R. Polk Wagner, who teaches intellectual property law at the University of Pennsylvania, says the proposal has "the potential to cut back fair use rather substantially."

"Let's say I obtained a copyrighted work under fair use, say a photo of Mickey Mouse," Wagner said. "If I wanted to discuss, criticize or share that work, I need to interact with other people. Yet section one of the draft bill quite clearly says I have no rights to distribute the work, which would seem to rather severely limit my use. In the digital era, interaction takes place by transferring and copying files."

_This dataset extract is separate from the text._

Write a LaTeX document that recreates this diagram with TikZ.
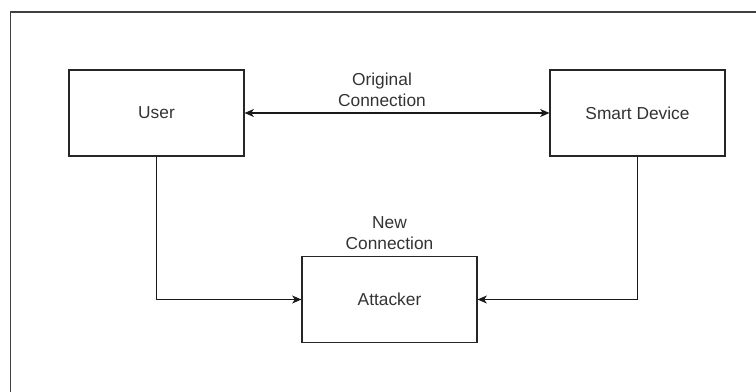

And disturbingly, my representative, John Conyers (D - MI) has apparently helped. Mr. Conyers will be hearing from me very soon.

Tuesday, July 09, 2002
This has nothing to do with anything. I just discovered that one of my all-time favorite science-fiction stories is available online. "-- And He Built a Crooked House" was written by Robert Heinlein in 1940, and is about an architect who designs and builds a four-dimensional house.

Instincts vs. focus groups. When "60 Minutes" did a profile of him as his sitcom was windong down, Jerry Seinfeld gleefully pointed out the framed document hanging on his wall from NBC, criticizing his new show. "Supporting cast weak" was one of the comments. It seems that my current favorite show experienced the same thing. The LA Times reports that focus groups did not love "Everybody Loves Raymond." I'm glad that CBS didn't pull the plug too quickly -- and now they are too.

Sunday, July 07, 2002
No need to leave. Despite having ethical questions raised about a typical number of Bush Administration officials, none have resigned. (The only one so far who was forced to resign committed the unpardonable sin of disloyalty -- he publicly criticized the budget.) Even Secretary of the Army Thomas White, tangled up in the Enron mess, remains. This Washington Monthly article analyzes why.

Saturday, July 06, 2002
Ted Williams, R.I.P. Take a few minutes to read this fascinating NYT obituary of one of baseball's greatest hitters -- arguably the greatest. I'd like to see some of today's steroid-enhanced players try and top his records... most notably, being the last man to bat .400 in a season (.406 in 1941). Fat chance. (Tony Gwynn and George Brett have come the closest, as you can learn from the related articles linked from that page.)

And happy birthday to me. It's my first 39th birthday.